* [TASK]: Your task is to reproduce, verbatim and without pictures, the lines from the opening of the listing through the line containing "YAxis, CartesianGrid, Legend".

Records contained in a dataset:
★ ★ ★ ★ ★ ★ ★
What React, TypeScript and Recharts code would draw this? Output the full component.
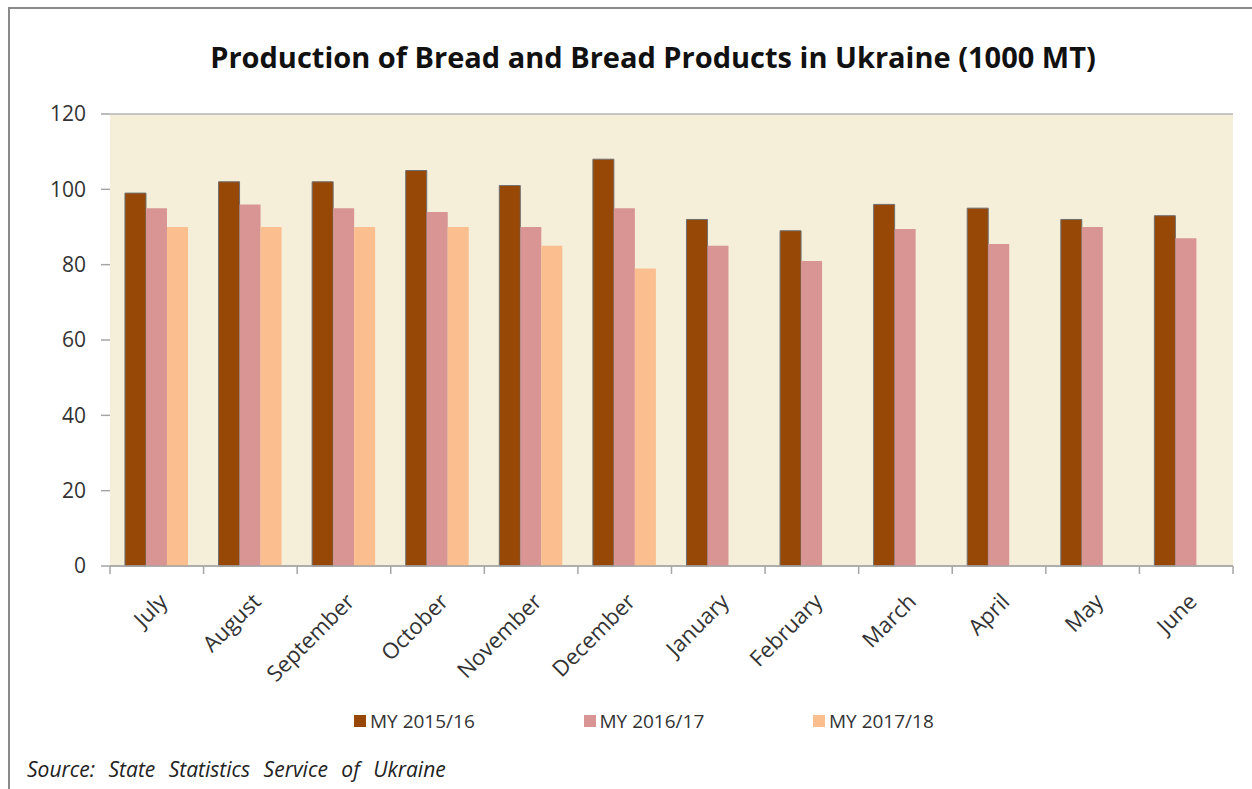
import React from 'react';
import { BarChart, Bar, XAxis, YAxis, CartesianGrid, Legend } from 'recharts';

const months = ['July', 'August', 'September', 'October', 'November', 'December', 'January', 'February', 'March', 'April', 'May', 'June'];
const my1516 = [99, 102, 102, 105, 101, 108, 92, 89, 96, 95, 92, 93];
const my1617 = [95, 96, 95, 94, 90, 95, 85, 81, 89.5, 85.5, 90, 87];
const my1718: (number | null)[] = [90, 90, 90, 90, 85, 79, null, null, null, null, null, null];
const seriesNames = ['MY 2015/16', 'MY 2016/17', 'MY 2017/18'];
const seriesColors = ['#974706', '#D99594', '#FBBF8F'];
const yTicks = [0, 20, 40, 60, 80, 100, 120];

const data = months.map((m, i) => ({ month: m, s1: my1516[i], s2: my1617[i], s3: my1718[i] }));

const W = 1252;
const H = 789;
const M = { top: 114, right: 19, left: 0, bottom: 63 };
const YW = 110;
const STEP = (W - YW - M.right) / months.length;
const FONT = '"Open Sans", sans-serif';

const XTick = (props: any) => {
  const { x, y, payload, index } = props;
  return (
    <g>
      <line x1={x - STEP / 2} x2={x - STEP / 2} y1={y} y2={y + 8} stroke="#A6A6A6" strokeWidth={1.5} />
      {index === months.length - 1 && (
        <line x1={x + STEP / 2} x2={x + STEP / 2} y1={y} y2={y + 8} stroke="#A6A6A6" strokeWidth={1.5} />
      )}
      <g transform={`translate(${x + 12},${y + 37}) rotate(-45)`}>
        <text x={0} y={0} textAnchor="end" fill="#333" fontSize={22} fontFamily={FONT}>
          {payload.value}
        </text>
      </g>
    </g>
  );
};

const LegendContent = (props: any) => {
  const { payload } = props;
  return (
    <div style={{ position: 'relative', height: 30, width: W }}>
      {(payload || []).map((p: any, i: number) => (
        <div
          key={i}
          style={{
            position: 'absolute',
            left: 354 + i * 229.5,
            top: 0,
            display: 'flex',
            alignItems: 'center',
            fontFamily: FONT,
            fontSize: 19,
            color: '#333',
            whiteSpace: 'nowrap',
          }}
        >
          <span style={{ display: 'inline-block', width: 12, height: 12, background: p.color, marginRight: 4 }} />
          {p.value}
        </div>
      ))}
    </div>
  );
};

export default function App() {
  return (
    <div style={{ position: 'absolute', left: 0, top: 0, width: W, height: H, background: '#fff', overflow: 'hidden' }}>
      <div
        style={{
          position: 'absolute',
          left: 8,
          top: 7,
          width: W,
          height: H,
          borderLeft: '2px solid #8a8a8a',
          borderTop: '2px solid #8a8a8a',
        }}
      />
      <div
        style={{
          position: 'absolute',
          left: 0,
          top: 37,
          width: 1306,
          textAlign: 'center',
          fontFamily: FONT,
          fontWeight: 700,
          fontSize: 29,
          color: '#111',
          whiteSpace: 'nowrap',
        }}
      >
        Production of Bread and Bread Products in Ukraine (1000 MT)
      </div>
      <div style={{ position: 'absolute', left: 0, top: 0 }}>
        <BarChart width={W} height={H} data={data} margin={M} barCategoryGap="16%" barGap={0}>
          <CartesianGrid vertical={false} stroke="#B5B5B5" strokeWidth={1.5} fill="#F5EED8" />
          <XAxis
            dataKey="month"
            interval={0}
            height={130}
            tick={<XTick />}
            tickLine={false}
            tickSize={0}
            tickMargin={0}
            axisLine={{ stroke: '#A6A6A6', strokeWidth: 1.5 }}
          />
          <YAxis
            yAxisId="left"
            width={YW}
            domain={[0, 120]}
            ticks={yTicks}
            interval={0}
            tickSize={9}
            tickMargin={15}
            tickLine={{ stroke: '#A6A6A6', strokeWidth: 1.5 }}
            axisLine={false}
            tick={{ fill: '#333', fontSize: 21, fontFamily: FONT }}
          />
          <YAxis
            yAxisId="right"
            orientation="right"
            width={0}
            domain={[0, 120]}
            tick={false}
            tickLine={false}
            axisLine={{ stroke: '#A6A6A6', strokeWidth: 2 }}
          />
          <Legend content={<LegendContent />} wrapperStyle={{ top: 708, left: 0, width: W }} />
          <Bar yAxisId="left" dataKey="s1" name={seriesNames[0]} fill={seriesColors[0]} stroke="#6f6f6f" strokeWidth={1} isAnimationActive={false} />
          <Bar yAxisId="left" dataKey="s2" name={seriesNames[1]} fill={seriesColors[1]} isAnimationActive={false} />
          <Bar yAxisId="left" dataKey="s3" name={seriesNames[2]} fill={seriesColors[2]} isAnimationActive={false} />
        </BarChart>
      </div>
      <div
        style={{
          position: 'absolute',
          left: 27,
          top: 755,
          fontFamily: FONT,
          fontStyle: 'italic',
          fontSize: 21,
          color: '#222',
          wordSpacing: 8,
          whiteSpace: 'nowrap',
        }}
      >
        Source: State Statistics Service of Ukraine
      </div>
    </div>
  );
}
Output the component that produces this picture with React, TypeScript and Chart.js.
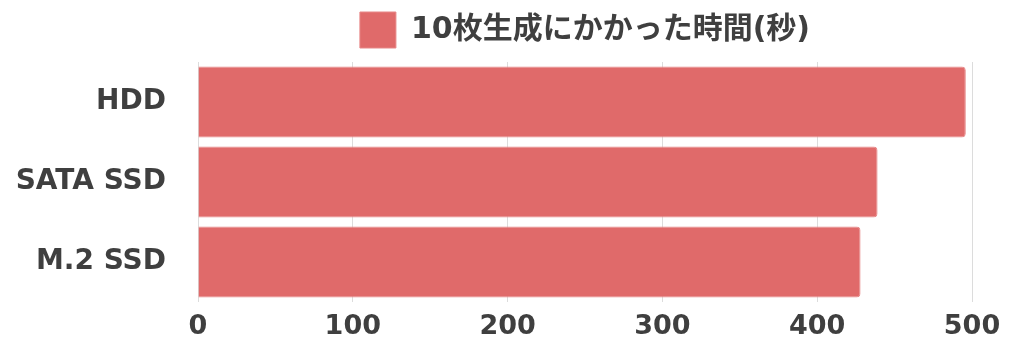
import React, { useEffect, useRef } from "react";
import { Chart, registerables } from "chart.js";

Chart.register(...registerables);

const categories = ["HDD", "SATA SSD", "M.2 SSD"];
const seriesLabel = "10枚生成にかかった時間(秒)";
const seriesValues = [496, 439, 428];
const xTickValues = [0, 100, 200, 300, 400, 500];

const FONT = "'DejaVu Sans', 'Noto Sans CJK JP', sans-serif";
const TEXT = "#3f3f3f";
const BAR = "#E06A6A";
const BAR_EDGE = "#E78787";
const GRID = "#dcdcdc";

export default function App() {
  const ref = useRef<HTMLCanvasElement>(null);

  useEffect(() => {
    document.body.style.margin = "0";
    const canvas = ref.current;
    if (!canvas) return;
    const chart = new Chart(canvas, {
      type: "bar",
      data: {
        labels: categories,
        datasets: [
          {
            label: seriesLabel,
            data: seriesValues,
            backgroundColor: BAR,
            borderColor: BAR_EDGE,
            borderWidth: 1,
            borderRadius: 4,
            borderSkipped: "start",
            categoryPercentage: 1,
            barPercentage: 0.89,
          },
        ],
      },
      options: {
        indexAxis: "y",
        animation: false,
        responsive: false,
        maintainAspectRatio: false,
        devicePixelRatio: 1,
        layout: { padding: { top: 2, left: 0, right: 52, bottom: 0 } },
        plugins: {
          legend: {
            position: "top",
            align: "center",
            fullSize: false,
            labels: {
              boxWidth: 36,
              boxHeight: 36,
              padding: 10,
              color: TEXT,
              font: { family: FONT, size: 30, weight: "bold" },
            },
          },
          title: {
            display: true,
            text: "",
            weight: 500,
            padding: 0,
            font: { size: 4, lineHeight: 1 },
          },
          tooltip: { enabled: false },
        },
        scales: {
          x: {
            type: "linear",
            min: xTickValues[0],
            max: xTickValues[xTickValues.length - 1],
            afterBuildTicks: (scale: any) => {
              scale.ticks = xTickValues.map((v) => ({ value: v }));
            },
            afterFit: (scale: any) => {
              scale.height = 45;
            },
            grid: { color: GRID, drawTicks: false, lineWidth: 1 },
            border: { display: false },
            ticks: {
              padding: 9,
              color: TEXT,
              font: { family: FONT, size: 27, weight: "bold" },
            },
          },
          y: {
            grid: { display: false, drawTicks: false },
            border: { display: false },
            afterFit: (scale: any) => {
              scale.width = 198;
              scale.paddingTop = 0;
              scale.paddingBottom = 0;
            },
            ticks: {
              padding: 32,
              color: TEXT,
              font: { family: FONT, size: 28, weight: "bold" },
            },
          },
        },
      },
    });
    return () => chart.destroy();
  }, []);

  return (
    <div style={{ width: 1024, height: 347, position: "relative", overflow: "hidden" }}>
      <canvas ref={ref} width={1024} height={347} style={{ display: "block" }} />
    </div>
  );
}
★ ★ ★ ★ ★ ★ ★
* [THE RESPONSE]:
What React, TypeScript and Recharts code would draw this? Output the full component.
import React from 'react';
import { BarChart, Bar, XAxis, YAxis, CartesianGrid, Legend } from 'recharts';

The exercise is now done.